Un’altra differenza tra i due gruppi è nel loro holding period: mentre è vero che entrambi guardano ai fondamentali di lungo periodo, per quanto tempo mantengono un titolo in portafoglio può essere molto diverso. Warren Buffett è infatti famoso per aver detto che il suo holding period preferito è “per sempre”: questo è coerente con il tipo di investimenti che fa, se il business è eccellente perché vendere anziché tenerlo e beneficiare della sua crescita? Water Schloss, al contrario, aveva un approccio più da manager di supermercato: comprava qualcosa con l’intenzione di rivenderla ad un prezzo superiore dopo un certo periodo. Anche questo è assolutamente logico: se l’investimento è stato fatto perché qualcosa quotava a sconto, una volta che il gap si è chiuso per la rivalutazione del titolo non esiste più un margine di sicurezza ed è meglio cercare qualcos’altro più a buon mercato. [Vorrei ricordare di nuovo che questo non vuol dire comprare sperando di rivendere dopo una settimana a prezzo maggiorato: spesso ci vogliono mesi se non anni per vedere il prezzo salire verso il valore intrinseco.]

Quello che però è importante sottolineare è che questi investitori utilizzano un approccio oppure l’altro, ma non entrambi. Ed il loro successo viene proprio dal fatto che hanno implementato una strategia completamente diversa rispetto alla moltitudine degli altri investitori, in particolare dei fondi comuni.

Seguire una o l’altra di queste strategie non è infatti facile dal punto di vista mentale. Aderire alla metodologia di Graham di comprare solo net-net non è così semplice come può sembrare a prima vista: queste aziende sono spesso business mediocri e con chiari problemi. Deep value è quasi antitetico alla natura umana: si tratta di aspettare per anni mentre il mercato continua ad ignorare queste aziende, cosa impossibile da fare se sei un gestore la cui performance è valutata ogni mese o ogni trimestre. Dall’altro lato, a tutti piace possedere i business d’eccellenza, le Ferrari ed i Cartier tra i titoli quotati, ma è altrettanto difficile concentrare il proprio portafoglio in 5-8 azioni, perché il rischio (percepito) è troppo grande.
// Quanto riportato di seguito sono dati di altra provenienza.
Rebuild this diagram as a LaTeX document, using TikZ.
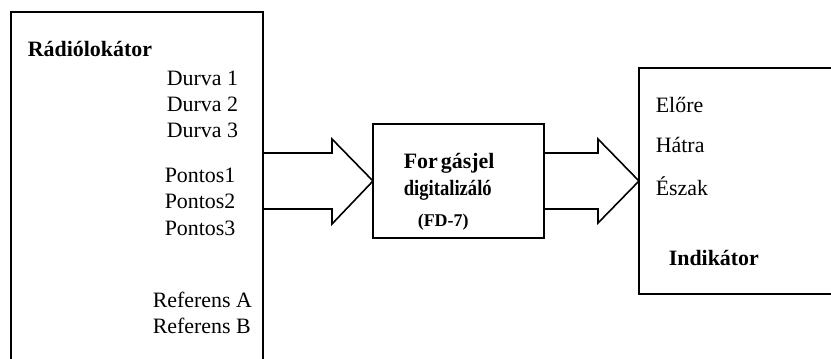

Analizzando la performance degli investitori mediocri (fondi comuni), si evince che uno dei principali errori è proprio quello di cercare di combinare le due strategie: insistono che investono solo nei business di qualità, che le loro idee migliori hanno un peso significativo nel portafoglio, ma allo stesso tempo usano la diversificazione per rassicurare gli investitori (e se stessi) che non ci saranno disastri. Quello che però ottengono è soltanto di diluire i rendimenti: troppe azioni a prezzi non attraenti. I pochi business eccezionali (che raramente trattano a prezzi di saldo) presenti nei loro portafogli non fanno la differenza sul rendimento aggregato, e le altre posizioni non sono quelle più cheap ma sono piuttosto possedute perché presenti anche nel benchmark.

Se volete diversificare, dovete investire solo nelle azioni meno costose, quelle più a sconto, che sono però psicologicamente difficili da possedere per anni. Se invece volete investire nei migliori business, dovete avere il coraggio di concentrarvi solo su quelli che ritenete veramente superiori (che non vuol dire 40 o 50, ma piuttosto 10-15).

1 commento:

  1. Davvero bello questo pezzo. In effetti la cosa più difficile è proprio seguire una scuola per quanto buona possa apparire. Ci sono così tanti modi per spellare un gatto che non è facile affidarsi a uno solo quando anche gli altri hanno valide ragioni. Alla fine probabilmente è solo la propria "forza" che c'impone un metodo anziché un altro.